Of course, minor celebs of this sort hardly ever bother 'The Real...' franchise, but the Glitter had enough mud to make his laundry an audience-gathering public washing - although the paucity of commercials during the show suggests that on this occasion, the muck may have come without brass. There also wasn't much in the way of illumination in the show - the teary eyed testimony of a girl allegedly raped by Glitter when she was eight was fresh, but felt more like an intrusion into her grief than an insight into Glitter's actions.
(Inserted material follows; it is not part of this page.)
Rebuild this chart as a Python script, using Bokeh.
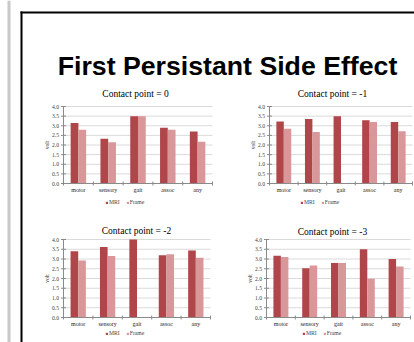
import math
from bokeh.plotting import figure
from bokeh.models import Range1d, Label, Legend, LegendItem, BoxAnnotation, ColumnDataSource
from bokeh.transform import dodge
from bokeh.core.properties import value
from bokeh.embed import file_html
from bokeh.resources import INLINE

# ---------------- data ----------------
main_title = "First Persistant Side Effect"
categories = ["motor", "sensory", "gait", "assoc", "any"]
series_names = ["MRI", "Frame"]
panel_titles = ["Contact point = 0", "Contact point = -1",
                "Contact point = -2", "Contact point = -3"]
mri_cp0 = [3.14, 2.33, 3.50, 2.90, 2.70]
frame_cp0 = [2.79, 2.14, 3.50, 2.79, 2.17]
mri_cp1 = [3.22, 3.35, 3.50, 3.29, 3.20]
frame_cp1 = [2.84, 2.67, float("nan"), 3.20, 2.72]
mri_cp2 = [3.40, 3.62, 4.00, 3.19, 3.43]
frame_cp2 = [2.92, 3.16, float("nan"), 3.24, 3.07]
mri_cp3 = [3.17, 2.52, 2.80, 3.50, 3.00]
frame_cp3 = [3.10, 2.67, 2.80, 1.99, 2.61]
y_ticks = [0.0, 0.5, 1.0, 1.5, 2.0, 2.5, 3.0, 3.5, 4.0]
y_tick_labels = ["0.0", "0.5", "1.0", "1.5", "2.0", "2.5", "3.0", "3.5", "4.0"]
y_label = "volt"
y_min, y_max = 0.0, 4.0

# ---------------- style ----------------
MRI_COLOR = "#b0464a"
FRAME_COLOR = "#d9979a"
AXIS_GRAY = "#8a8a8a"
GRID_GRAY = "#dadada"
SERIF = "Liberation Serif"
SANS = "Liberation Sans"
W, H = 414, 342

p = figure(width=W, height=H, x_range=Range1d(0, W), y_range=Range1d(H, 0),
           x_axis_type=None, y_axis_type=None, toolbar_location=None,
           output_backend="svg", min_border=0, outline_line_color=None)

# slide chrome
p.add_layout(BoxAnnotation(left=7, right=10, top=0, bottom=H, fill_color="#c8c8c8",
                           fill_alpha=1, line_color=None))
p.add_layout(BoxAnnotation(left=20, right=22, top=11, bottom=H, fill_color="black",
                           fill_alpha=1, line_color=None))
p.add_layout(BoxAnnotation(left=20, right=W, top=11, bottom=13, fill_color="black",
                           fill_alpha=1, line_color=None))
p.add_layout(Label(x=227, y=65, text=main_title, text_font=SANS, text_font_style="bold",
                   text_font_size="26.7px", text_align="center",
                   text_baseline="alphabetic", text_color="black"))

# panel layout (page pixels): frame left/right/top/bottom, title centre, legend left/centre-y
panels = [
    dict(title=panel_titles[0], mri=mri_cp0, frame=frame_cp0,
         fl=63, fr=212, ft=106, fb=183, tx=135, ty=93, lx=105, ly=202),
    dict(title=panel_titles[1], mri=mri_cp1, frame=frame_cp1,
         fl=269, fr=412, ft=106, fb=183, tx=332, ty=93, lx=300, ly=202),
    dict(title=panel_titles[2], mri=mri_cp2, frame=frame_cp2,
         fl=63, fr=210, ft=239, fb=317, tx=136, ty=230, lx=105, ly=333),
    dict(title=panel_titles[3], mri=mri_cp3, frame=frame_cp3,
         fl=266, fr=410, ft=239, fb=317, tx=332, ty=231, lx=302, ly=333),
]

n = len(categories)
idx = list(range(n))
bounds = [i - 0.5 for i in range(n + 1)]
x_lo, x_hi = bounds[0], bounds[-1]

for pan in panels:
    sub = p.subplot(x_source=Range1d(x_lo, x_hi), y_source=Range1d(y_min, y_max),
                    x_target=Range1d(pan["fl"], pan["fr"]),
                    y_target=Range1d(pan["fb"], pan["ft"]))
    src = ColumnDataSource(dict(idx=idx, cat=categories, mri=pan["mri"], frame=pan["frame"]))

    # gridlines
    sub.segment(x0=x_lo, x1=x_hi, y0=y_ticks[1:], y1=y_ticks[1:],
                line_color=GRID_GRAY, line_width=1)

    # bars
    r1 = sub.vbar(x=dodge("idx", -0.13), top="mri", bottom=0, width=0.26, source=src,
                  fill_color=MRI_COLOR, line_color=None)
    r2 = sub.vbar(x=dodge("idx", 0.13), top="frame", bottom=0, width=0.26, source=src,
                  fill_color=FRAME_COLOR, line_color=None)

    # axes
    sub.segment(x0=[x_lo, x_lo], y0=[y_min, y_min], x1=[x_lo, x_hi], y1=[y_max, y_min],
                line_color=AXIS_GRAY, line_width=1)
    sub.scatter(x=x_lo, y=y_ticks, marker="dash", size=5, line_color=AXIS_GRAY,
                line_width=1)
    sub.scatter(x=bounds, y=y_min, marker="dash", angle=math.pi / 2, size=4,
                line_color=AXIS_GRAY, line_width=1)

    # tick labels
    sub.text(x=x_lo, y=y_ticks, text=y_tick_labels, x_offset=-4.5,
             text_align="right", text_baseline="middle", text_font=value(SERIF),
             text_font_size="5.6px", text_color="#404040")
    sub.text(x="idx", y=y_min, text="cat", source=src, y_offset=3,
             text_align="center", text_baseline="top", text_font=value(SERIF),
             text_font_size="6px", text_color="#262626")
    sub.text(x=x_lo, y=(y_min + y_max) / 2, text=[y_label], x_offset=-17,
             angle=math.pi / 2, text_align="center", text_baseline="middle",
             text_font=value(SERIF), text_font_size="5.6px", text_color="#262626")

    # title
    p.add_layout(Label(x=pan["tx"], y=pan["ty"], text=pan["title"], text_font=SERIF,
                       text_font_size="9.5px", text_font_style="normal",
                       text_align="center", text_baseline="middle", text_color="black"))

    # legend
    legend = Legend(items=[LegendItem(label=series_names[0], renderers=[r1]),
                           LegendItem(label=series_names[1], renderers=[r2])],
                    orientation="horizontal", location=(pan["lx"], H - pan["ly"] - 3),
                    label_text_font=SERIF, label_text_font_size="5.7px",
                    glyph_width=3, glyph_height=3, label_standoff=1, spacing=6,
                    padding=0, margin=0, label_height=6, label_width=8,
                    border_line_color=None, background_fill_alpha=0)
    p.add_layout(legend)

open("out.html", "w").write(file_html(p, INLINE))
Indeed, the whole show seemed reluctant to offer any reason for why Glitter did the things he did, beyond vague suggestions that he was looking for a family (eh? did he hope to find them amongst jpegs of two year olds being raped?); there also wasn't much of an ending - Glitter's cruising round the far east looking for a home that doesn't mind foreign men shagging their kids was totally missing, even although it might have given something a bit more to hold against him than the shocker that he was aggressively determined to be successful (didn't we get over the whole ambition as a fault thing in Julius Ceasar?)
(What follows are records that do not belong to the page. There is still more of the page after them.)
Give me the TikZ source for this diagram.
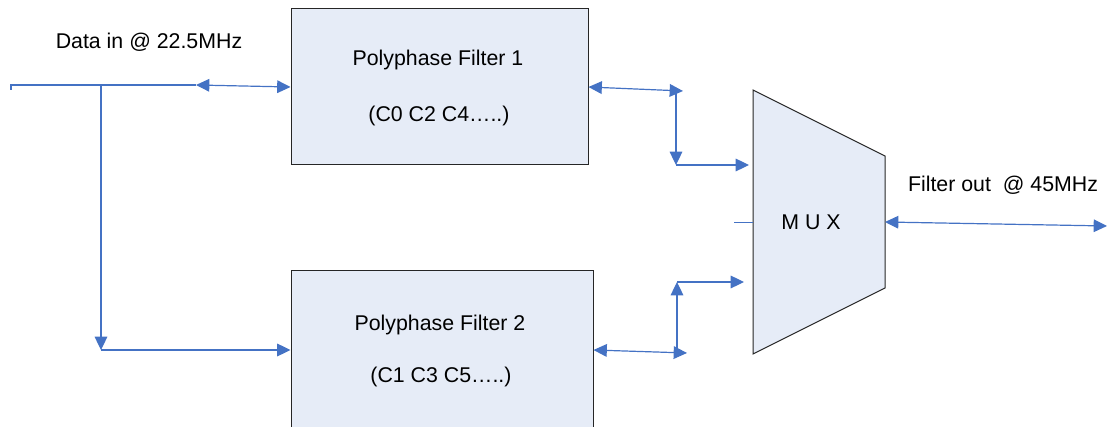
\documentclass[tikz,border=0pt]{standalone}
\usepackage{fontspec}
\setmainfont{Liberation Sans}
\usetikzlibrary{arrows.meta,calc}
\definecolor{wirecol}{HTML}{4472C4}
\definecolor{boxfill}{HTML}{E6ECF7}
\definecolor{boxline}{HTML}{262626}

\begin{document}
\begin{tikzpicture}[x=0.75pt,y=-0.75pt,
  wire/.style={draw=wirecol, line width=0.9pt},
  fwd/.style={-{Triangle[length=10pt,width=9.5pt]}},
  both/.style={{Triangle[length=10pt,width=9.5pt]}-{Triangle[length=10pt,width=9.5pt]}},
  blockbox/.style={draw=boxline, fill=boxfill, line width=0.75pt, inner sep=0pt},
  lbl/.style={font=\fontsize{16}{19}\selectfont, inner sep=0pt, text=black}
]
\useasboundingbox (0,0) rectangle (1108,427);
\clip (0,0) rectangle (1108,427);

% filter blocks
\node[blockbox, minimum width=222.75pt, minimum height=117pt] (f1) at (439.5,87) {};
\node[blockbox, minimum width=226.5pt, minimum height=141.75pt] (f2) at (442,365.5) {};
\node[lbl] (f1a) at (438,60) {Polyphase Filter 1};
\node[lbl] (f1b) at (439,116) {(C0 C2 C4…..)};
\node[lbl] (f2a) at (440,325) {Polyphase Filter 2};
\node[lbl] (f2b) at (441,377) {(C1 C3 C5…..)};

% multiplexer
\draw[draw=boxline, fill=boxfill, line width=0.75pt]
  (753,90) -- (885,156) -- (885,288) -- (753,354) -- cycle;
\node[lbl] (muxl) at (811,222) {M U X};
\coordinate (mi1) at (749,165);
\coordinate (mi2) at (744,282);
\coordinate (mo) at (885,222);
\coordinate (ms) at (734,222);
\draw[wire, line width=0.6pt] (ms) -- (753,222);

% labels
\node[lbl] (din) at (149,42) {Data in @ 22.5MHz};
\node[lbl] (dout) at (1003,185) {Filter out\ \ @ 45MHz};

% input distribution
\coordinate (in) at (11,85);
\coordinate (b1) at (101,85);
\coordinate (p1) at (196,85);
\coordinate (b2) at (101,350);
\draw[wire] ($(in)+(0,5)$) -- (in) -- (p1);
\draw[wire, both] (p1) -- (f1.west);
\draw[wire, fwd] (b1) -- (b2);
\draw[wire, fwd] (b2) -- (b2 -| f2.west);

% filter 1 to multiplexer
\coordinate (q1) at (683,91);
\coordinate (c1) at (676,91);
\coordinate (d1) at (676,165);
\draw[wire, both] (f1.east) -- (q1);
\draw[wire, fwd] (c1) -- (d1);
\draw[wire, fwd] (d1) -- (mi1);

% filter 2 to multiplexer
\coordinate (q2) at (687,353);
\coordinate (c2) at (677,353);
\coordinate (d2) at (677,282);
\draw[wire, both] (f2.east |- b2) -- (q2);
\draw[wire, fwd] (c2) -- (d2);
\draw[wire, fwd] (d2) -- (mi2);

% output
\coordinate (out) at (1107,226);
\draw[wire, both] (mo) -- (out);
\end{tikzpicture}
\end{document}
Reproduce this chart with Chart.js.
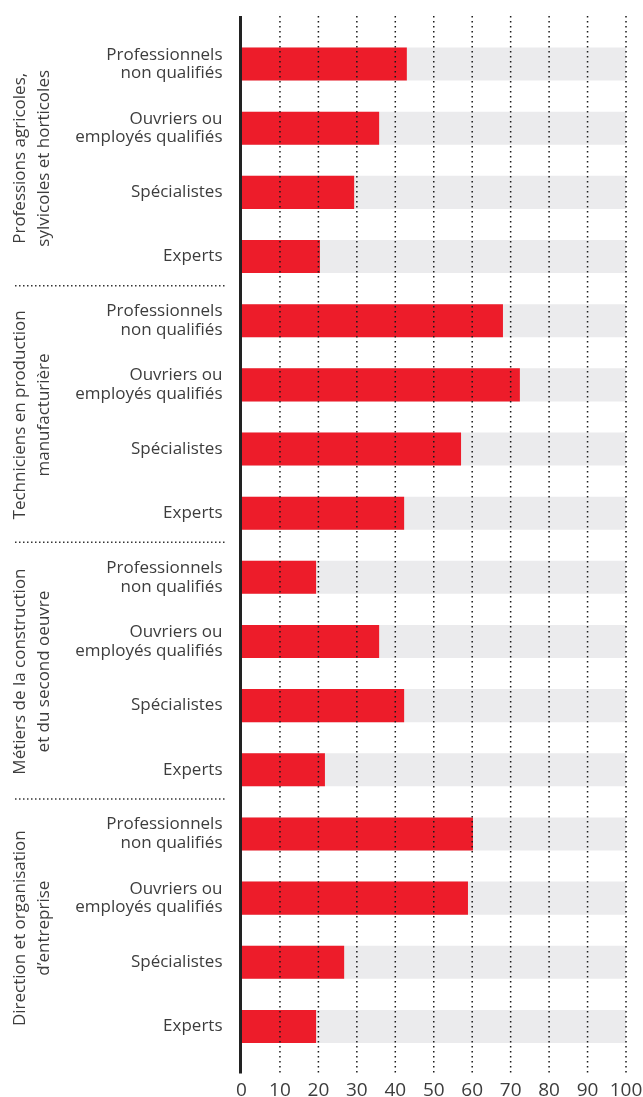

Most interesting was the Glitter fan who had bought a suit during an earlier spot of Gary Crisis. Shocked but with his admiration undiminished by the child-shagging allegations, he did seem to have been mortally wounded by the 90's Gang Show comebacks; admitting he was jealous of people coming to the gigs in groups "discovering Glitter for the first time." To the superfan, there is no greater shame than popularity.
Oddest quote goes to Gary's chauffeur, who looked grimly at the camera and said "Paedophillia is never sexy in rock and roll." Strangely, he was unchallenged, although the words 'Baby one more time video', 'jerry lee lewis', 's club juniors', 'Vanessa Paradis' and 'Moi Lolita' surely must have occured to the director, even if 'Jonathon King' didn't.
And the ommission of JK is curious - another boy made good from the same era, another self-made-up character, also caught dipping his hand in the honeypot. And yet, while Glitter scuttles from Cambodia to Vietnam, branded by Channel 4 "the most famous pervert in britain", King sits in his cell largely forgiven by his circle of friends who raised bringing Gina G to the public as more important than fucking a few teenagers. It's a strange double standard.
And 'the most famous pervert in Britain"? Nah, he's just the man most famous for his perversions. Their must be more famous perverts; we just don't (to quote the late Peter Cook) know who they are.
In almost related news: Chris Moyles gets rapped for suggesting he was going to fuck Charlotte Church - apparently the authorities were worried about her age, and not the mental image of the world's most unattractive man having carnal relations with the Monobrow From The Valleys.